## TASK GOAL
Locate every line in the records below that holds the word "this" and return each one.

"""

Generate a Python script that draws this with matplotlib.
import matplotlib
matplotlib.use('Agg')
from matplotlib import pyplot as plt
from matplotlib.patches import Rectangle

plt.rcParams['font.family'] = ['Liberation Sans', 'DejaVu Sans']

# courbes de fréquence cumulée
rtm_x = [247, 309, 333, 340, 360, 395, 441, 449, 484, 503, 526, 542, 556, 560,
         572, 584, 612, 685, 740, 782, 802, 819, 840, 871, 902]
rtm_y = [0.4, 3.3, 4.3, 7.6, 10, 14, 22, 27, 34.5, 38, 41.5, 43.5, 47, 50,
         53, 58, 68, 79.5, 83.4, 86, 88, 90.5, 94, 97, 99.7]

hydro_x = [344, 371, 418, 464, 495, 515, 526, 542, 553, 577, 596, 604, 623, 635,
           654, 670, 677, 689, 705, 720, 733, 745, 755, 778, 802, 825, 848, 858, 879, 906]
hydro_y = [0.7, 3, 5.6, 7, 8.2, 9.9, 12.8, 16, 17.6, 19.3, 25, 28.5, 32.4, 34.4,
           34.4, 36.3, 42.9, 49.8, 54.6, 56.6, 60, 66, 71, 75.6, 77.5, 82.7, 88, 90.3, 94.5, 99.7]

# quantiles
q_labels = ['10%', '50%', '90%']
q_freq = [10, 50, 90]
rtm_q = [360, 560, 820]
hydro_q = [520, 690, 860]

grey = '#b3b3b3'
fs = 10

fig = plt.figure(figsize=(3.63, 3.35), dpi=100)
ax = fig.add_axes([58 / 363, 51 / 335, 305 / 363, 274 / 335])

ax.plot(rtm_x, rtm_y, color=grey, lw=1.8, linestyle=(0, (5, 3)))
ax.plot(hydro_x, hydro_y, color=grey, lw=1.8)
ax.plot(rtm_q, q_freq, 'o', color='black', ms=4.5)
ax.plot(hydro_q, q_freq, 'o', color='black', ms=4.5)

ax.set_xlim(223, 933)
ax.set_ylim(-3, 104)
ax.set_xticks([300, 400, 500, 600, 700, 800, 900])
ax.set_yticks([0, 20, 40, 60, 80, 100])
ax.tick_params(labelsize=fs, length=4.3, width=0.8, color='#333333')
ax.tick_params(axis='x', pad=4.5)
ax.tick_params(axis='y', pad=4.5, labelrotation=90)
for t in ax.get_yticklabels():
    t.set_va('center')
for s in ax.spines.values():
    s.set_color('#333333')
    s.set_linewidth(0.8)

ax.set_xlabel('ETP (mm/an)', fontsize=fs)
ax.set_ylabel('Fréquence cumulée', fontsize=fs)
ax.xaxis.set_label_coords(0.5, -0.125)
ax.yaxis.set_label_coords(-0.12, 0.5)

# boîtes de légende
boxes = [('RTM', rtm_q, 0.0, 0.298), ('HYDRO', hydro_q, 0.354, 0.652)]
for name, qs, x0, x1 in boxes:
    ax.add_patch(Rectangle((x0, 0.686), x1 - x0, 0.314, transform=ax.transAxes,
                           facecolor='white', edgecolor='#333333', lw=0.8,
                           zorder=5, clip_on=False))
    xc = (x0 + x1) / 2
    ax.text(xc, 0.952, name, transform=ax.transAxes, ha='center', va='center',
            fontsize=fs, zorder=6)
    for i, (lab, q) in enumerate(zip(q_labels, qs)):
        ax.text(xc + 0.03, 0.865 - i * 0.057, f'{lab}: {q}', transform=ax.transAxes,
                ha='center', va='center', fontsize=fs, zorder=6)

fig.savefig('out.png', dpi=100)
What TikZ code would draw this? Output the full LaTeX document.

"""

## REPLY
Generate a Python script that draws this with matplotlib.
What TikZ code would draw this? Output the full LaTeX document.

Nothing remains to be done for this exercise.